◆ What to produce: From the first line of the data below through the line holding "0.01, 0.006, 0.005];", output each line exactly and leave the pictures out.

--- Start Given data ---

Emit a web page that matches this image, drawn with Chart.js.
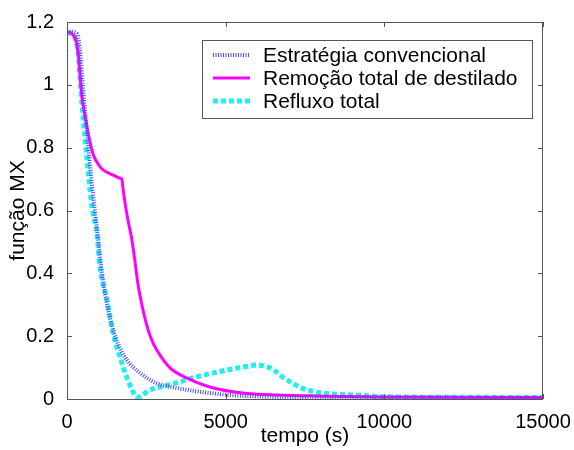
<!DOCTYPE html>
<html>
<head>
<meta charset="utf-8">
<script src="https://cdn.jsdelivr.net/npm/chart.js@4/dist/chart.umd.min.js"></script>
<style>
  body { margin: 0; background: #fff; }
</style>
</head>
<body>
<canvas id="myChart" width="574" height="450"></canvas>
<script>
// Estratégia convencional
const tConv = [0, 300, 400, 500, 600, 700, 800, 900, 1000, 1130, 1350, 1600, 1890, 2300, 2830, 3460, 4500, 5530, 7000, 9000, 15000];
const yConv = [1.17, 1.165, 1.12, 1.00, 0.88, 0.77, 0.67, 0.58, 0.49, 0.38, 0.26, 0.178, 0.124, 0.083, 0.05, 0.035, 0.019, 0.01, 0.006, 0.005, 0.004];

// Remoção total de destilado
const tRem = [0, 250, 350, 470, 570, 700, 820, 1000, 1130, 1400, 1700, 1730, 1760, 1820, 1920, 2040, 2140, 2230, 2360, 2500, 2660, 2830, 3240, 3770, 4500, 5530, 7640, 10000, 15000];
const yRem = [1.17, 1.15, 1.10, 0.96, 0.90, 0.83, 0.78, 0.745, 0.73, 0.715, 0.702, 0.70, 0.675, 0.63, 0.57, 0.51, 0.44, 0.37, 0.30, 0.24, 0.19, 0.156, 0.10, 0.067, 0.038, 0.019, 0.01, 0.006, 0.005];

// Refluxo total
const tRef = [0, 250, 350, 470, 570, 660, 790, 940, 1040, 1260, 1450, 1670, 1920, 2230, 2610, 2920, 3500, 3960, 5030, 5750, 5970, 6380, 6600, 6790, 7110, 7330, 7640, 8050, 9210, 10000, 15000];
const yRef = [1.166, 1.15, 1.10, 0.94, 0.83, 0.73, 0.61, 0.53, 0.42, 0.315, 0.21, 0.134, 0.06, 0.006, 0.029, 0.038, 0.053, 0.067, 0.092, 0.105, 0.108, 0.10, 0.086, 0.07, 0.05, 0.038, 0.027, 0.019, 0.012, 0.007, 0.005];

const xTicks = [0, 5000, 10000, 15000];
const yTicks = [0, 0.2, 0.4, 0.6, 0.8, 1, 1.2];

const FONT = "'Liberation Sans', Arial, sans-serif";

function pts(t, y) { return t.map((v, i) => ({ x: v, y: y[i] })); }

// frame with inward ticks, matlab style
const framePlugin = {
    id: 'frame',
    afterDraw(chart) {
        const { ctx, chartArea: a, scales } = chart;
        ctx.save();
        ctx.strokeStyle = '#555';
        ctx.lineWidth = 1;
        ctx.strokeRect(a.left + 0.5, a.top + 0.5, a.right - a.left - 1, a.bottom - a.top);
        ctx.beginPath();
        xTicks.forEach(v => {
            const px = Math.round(scales.x.getPixelForValue(v)) + 0.5;
            ctx.moveTo(px, a.bottom); ctx.lineTo(px, a.bottom - 5);
            ctx.moveTo(px, a.top); ctx.lineTo(px, a.top + 5);
        });
        yTicks.forEach(v => {
            const py = Math.round(scales.y.getPixelForValue(v)) + 0.5;
            ctx.moveTo(a.left, py); ctx.lineTo(a.left + 5, py);
            ctx.moveTo(a.right, py); ctx.lineTo(a.right - 5, py);
        });
        ctx.stroke();
        ctx.restore();
    }
};

// boxed legend inside the axes
const legendBox = {
    id: 'legendBox',
    afterDraw(chart) {
        const ctx = chart.ctx;
        const x0 = 202, y0 = 40, w = 330, h = 78;
        ctx.save();
        ctx.fillStyle = '#fff';
        ctx.fillRect(x0, y0, w, h);
        ctx.strokeStyle = '#555';
        ctx.lineWidth = 1;
        ctx.strokeRect(x0 + 0.5, y0 + 0.5, w, h);
        ctx.font = '21px ' + FONT;
        ctx.textBaseline = 'middle';
        ctx.fillStyle = '#000';
        chart.data.datasets.forEach((ds, i) => {
            const yy = y0 + 15 + i * 23;
            ctx.beginPath();
            ctx.strokeStyle = ds.borderColor;
            ctx.lineWidth = ds.borderWidth;
            ctx.setLineDash(ds.borderDash || []);
            ctx.moveTo(213, yy);
            ctx.lineTo(250, yy);
            ctx.stroke();
            ctx.setLineDash([]);
            ctx.fillText(ds.label, 263, yy + 1);
        });
        ctx.restore();
    }
};

new Chart(document.getElementById("myChart"), {
    type: 'line',
    data: {
        datasets: [
            {
                label: "Estratégia convencional",
                data: pts(tConv, yConv),
                borderColor: "#4a4aff",
                borderWidth: 4,
                borderDash: [1, 1.5],
                pointRadius: 0,
                cubicInterpolationMode: 'monotone'
            },
            {
                label: "Remoção total de destilado",
                data: pts(tRem, yRem),
                borderColor: "#ff00ff",
                borderWidth: 3,
                pointRadius: 0,
                cubicInterpolationMode: 'monotone'
            },
            {
                label: "Refluxo total",
                data: pts(tRef, yRef),
                borderColor: "#22eeee",
                borderWidth: 5,
                borderDash: [5, 3],
                pointRadius: 0,
                cubicInterpolationMode: 'monotone'
            }
        ]
    },
    options: {
        responsive: false,
        animation: false,
        maintainAspectRatio: false,
        layout: { padding: { top: 22, right: 31, left: 0, bottom: 0 } },
        plugins: {
            legend: { display: false },
            tooltip: { enabled: false }
        },
        scales: {
            x: {
                type: 'linear',
                min: 0, max: 15000,
                afterFit: s => { s.height = 51; },
                afterBuildTicks: s => { s.ticks = xTicks.map(v => ({ value: v })); },
                grid: { display: false },
                border: { display: false },
                ticks: { color: '#000', font: { family: FONT, size: 20 }, padding: 3, maxRotation: 0, callback: v => String(v) },
                title: { display: true, text: 'tempo (s)', color: '#000', font: { family: FONT, size: 21 }, padding: { top: 0, bottom: 1 } }
            },
            y: {
                min: 0, max: 1.2,
                afterFit: s => { s.width = 67; },
                afterBuildTicks: s => { s.ticks = yTicks.map(v => ({ value: v })); },
                grid: { display: false },
                border: { display: false },
                ticks: { color: '#000', font: { family: FONT, size: 20 }, padding: 5, callback: v => String(+v.toFixed(1)) },
                title: { display: true, text: 'função MX', color: '#000', font: { family: FONT, size: 21 }, padding: { top: 6, bottom: 0 } }
            }
        }
    },
    plugins: [framePlugin, legendBox]
});
</script>
</body>
</html>
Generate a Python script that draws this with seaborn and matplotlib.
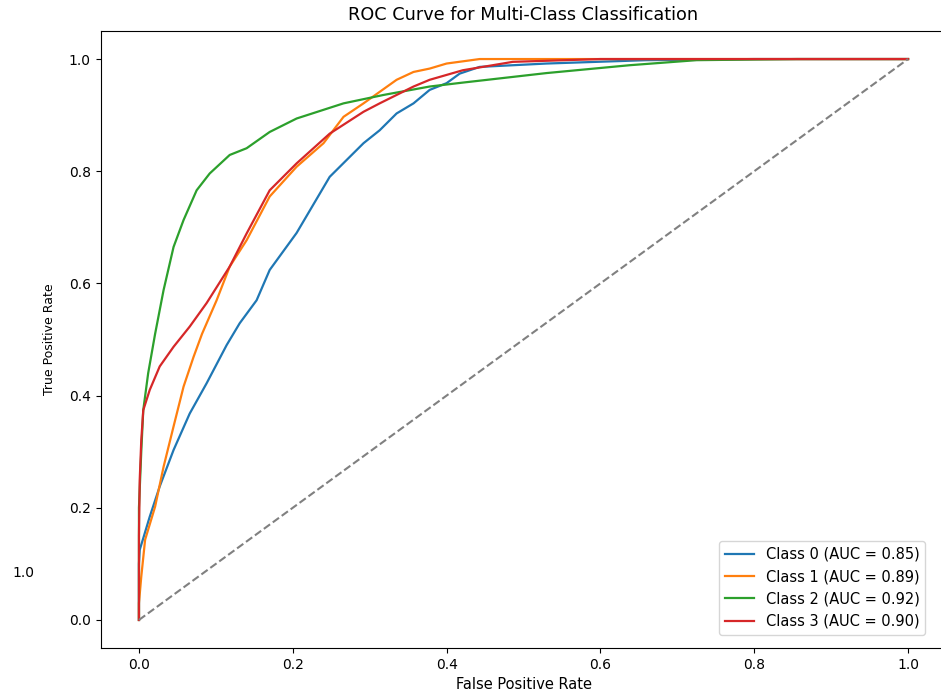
import matplotlib
matplotlib.use("Agg")
import matplotlib.pyplot as plt
import seaborn as sns
import pandas as pd

# ROC curve points (false positive rate, true positive rate) for each class
class_names = ["Class 0", "Class 1", "Class 2", "Class 3"]
auc_values = [0.85, 0.89, 0.92, 0.90]
line_colors = ["#1f77b4", "#ff7f0e", "#2ca02c", "#d62728"]

fpr_class0 = [0, 0, 0.001, 0.005, 0.014, 0.027, 0.045, 0.066, 0.088, 0.114, 0.131,
              0.153, 0.170, 0.205, 0.248, 0.292, 0.313, 0.335, 0.357, 0.378, 0.400,
              0.417, 0.443, 0.53, 0.66, 0.80, 1.0]
tpr_class0 = [0, 0.10, 0.125, 0.143, 0.184, 0.238, 0.303, 0.368, 0.422, 0.49, 0.529,
              0.57, 0.624, 0.690, 0.790, 0.850, 0.873, 0.903, 0.921, 0.945, 0.957,
              0.974, 0.986, 0.992, 0.998, 1.0, 1.0]

fpr_class1 = [0, 0.0, 0.003, 0.008, 0.021, 0.032, 0.045, 0.058, 0.071, 0.082, 0.101,
              0.118, 0.140, 0.170, 0.205, 0.240, 0.266, 0.292, 0.335, 0.357, 0.378,
              0.400, 0.443, 1.0]
tpr_class1 = [0, 0.03, 0.077, 0.143, 0.202, 0.273, 0.345, 0.416, 0.469, 0.51, 0.570,
              0.630, 0.677, 0.755, 0.808, 0.850, 0.897, 0.921, 0.963, 0.977, 0.983,
              0.992, 1.0, 1.0]

fpr_class2 = [0, 0.0, 0.003, 0.0056, 0.012, 0.021, 0.032, 0.045, 0.058, 0.075, 0.092,
              0.118, 0.140, 0.170, 0.205, 0.266, 0.318, 0.378, 0.421, 0.530, 0.638,
              0.725, 0.856, 1.0]
tpr_class2 = [0, 0.2, 0.30, 0.374, 0.44, 0.51, 0.588, 0.665, 0.713, 0.766, 0.796,
              0.829, 0.841, 0.870, 0.894, 0.921, 0.936, 0.951, 0.958, 0.975, 0.989,
              0.998, 1.0, 1.0]

fpr_class3 = [0, 0.0, 0.001, 0.003, 0.0056, 0.014, 0.027, 0.045, 0.066, 0.088, 0.118,
              0.140, 0.170, 0.205, 0.248, 0.292, 0.313, 0.335, 0.357, 0.378, 0.421,
              0.486, 0.60, 1.0]
tpr_class3 = [0, 0.15, 0.25, 0.32, 0.374, 0.41, 0.452, 0.487, 0.523, 0.565, 0.630,
              0.689, 0.766, 0.814, 0.867, 0.906, 0.921, 0.936, 0.951, 0.963, 0.980,
              0.995, 1.0, 1.0]

chance_line = [0.0, 1.0]
x_ticks = [0.0, 0.2, 0.4, 0.6, 0.8, 1.0]
y_ticks = [0.0, 0.2, 0.4, 0.6, 0.8, 1.0]

all_fpr = [fpr_class0, fpr_class1, fpr_class2, fpr_class3]
all_tpr = [tpr_class0, tpr_class1, tpr_class2, tpr_class3]

fig = plt.figure(figsize=(9.41, 6.96), dpi=100)
ax = fig.add_axes([100.5 / 941, 1 - 648 / 696, 846 / 941, 617 / 696])

# one connected path per class, drawn in threshold order
for name, auc, fpr, tpr, col in zip(class_names, auc_values, all_fpr, all_tpr, line_colors):
    curve = pd.DataFrame({"fpr": fpr, "tpr": tpr})
    sns.lineplot(data=curve, x="fpr", y="tpr", sort=False, estimator=None,
                 color=col, linewidth=1.6, label=f"{name} (AUC = {auc:.2f})", ax=ax)

ax.plot(chance_line, chance_line, linestyle="--", color="gray", linewidth=1.5)

ax.set_xlim(-0.05, 1.05)
ax.set_ylim(-0.05, 1.05)
ax.set_xticks(x_ticks)
ax.set_yticks(y_ticks)
ax.tick_params(labelsize=10)
ax.set_xlabel("False Positive Rate", fontsize=10.5)
ax.set_ylabel("True Positive Rate", fontsize=9, labelpad=9)
ax.set_title("ROC Curve for Multi-Class Classification", fontsize=12.7, pad=8)

ax.legend(loc="lower right", fontsize=10.5, bbox_to_anchor=(832 / 846, 0.01))

fig.text(12 / 941, 1 - 573 / 696, "1.0", fontsize=10, va="center", ha="left")

fig.savefig("out.png", dpi=100)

--- End Given data ---

◆ Reply to the task:
Emit a web page that matches this image, drawn with Chart.js.
<!DOCTYPE html>
<html>
<head>
<meta charset="utf-8">
<script src="https://cdn.jsdelivr.net/npm/chart.js@4/dist/chart.umd.min.js"></script>
<style>
  body { margin: 0; background: #fff; }
</style>
</head>
<body>
<canvas id="myChart" width="574" height="450"></canvas>
<script>
// Estratégia convencional
const tConv = [0, 300, 400, 500, 600, 700, 800, 900, 1000, 1130, 1350, 1600, 1890, 2300, 2830, 3460, 4500, 5530, 7000, 9000, 15000];
const yConv = [1.17, 1.165, 1.12, 1.00, 0.88, 0.77, 0.67, 0.58, 0.49, 0.38, 0.26, 0.178, 0.124, 0.083, 0.05, 0.035, 0.019, 0.01, 0.006, 0.005, 0.004];

// Remoção total de destilado
const tRem = [0, 250, 350, 470, 570, 700, 820, 1000, 1130, 1400, 1700, 1730, 1760, 1820, 1920, 2040, 2140, 2230, 2360, 2500, 2660, 2830, 3240, 3770, 4500, 5530, 7640, 10000, 15000];
const yRem = [1.17, 1.15, 1.10, 0.96, 0.90, 0.83, 0.78, 0.745, 0.73, 0.715, 0.702, 0.70, 0.675, 0.63, 0.57, 0.51, 0.44, 0.37, 0.30, 0.24, 0.19, 0.156, 0.10, 0.067, 0.038, 0.019, 0.01, 0.006, 0.005];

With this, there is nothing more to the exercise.